The law of intuition: Leaders evaluate everything with a leadership bias. People are intuitive in their area of strength. Who you are dictates what you see. Natural ability and learned skills create an informed intuition that makes leadership issues jump out at leaders. Leaders who want to succeed maximize every asset and resource they have for the benefit of their organization. A leader has to read the situation and know instinctively what play to call. Whenever leaders face a problem, they automatically measure it – and begin solving it – using the law of intuition. Improvement is impossible without change.
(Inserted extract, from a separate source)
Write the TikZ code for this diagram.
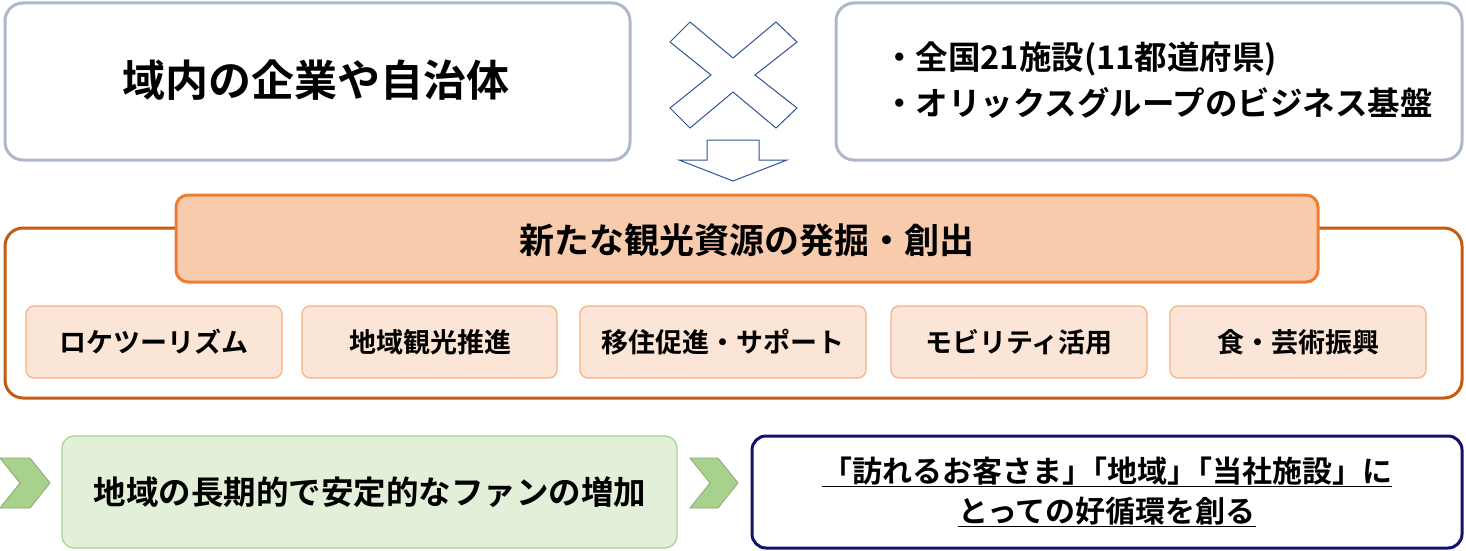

This is one of my favorite facets of leadership. It also goes way beyond leadership though. On an individual level, we are charged instinctively and socially with the responsibility for improvement. Our species has not marched forward, has not dominated this planet through complacency, but through empowering change. The persistent analogy I’ve mentioned concerning wolves and sheep I firmly suggest remains true. With that in mind, it is incumbent upon leaders to identify these resources possessed by the people they lead, and leverage these talents accordingly.
If you step outside of direct leadership situations, indirect leadership is something to be kept firmly in mind. Leaders tend to naturally receive more exposure to the general population. As a result, their scope of influence, good or bad, influences and affects others in ways we cannot always predict. With this in mind, it is important to consider your leadership actions carefully and understand that you will influence unknown personalities out there, sometimes with negative, or positive, consequences. I for one strive to be thought of and remembered in the most genuinely positive of ways. As a leader, I recognize that some days I will win, and on some occasions, not.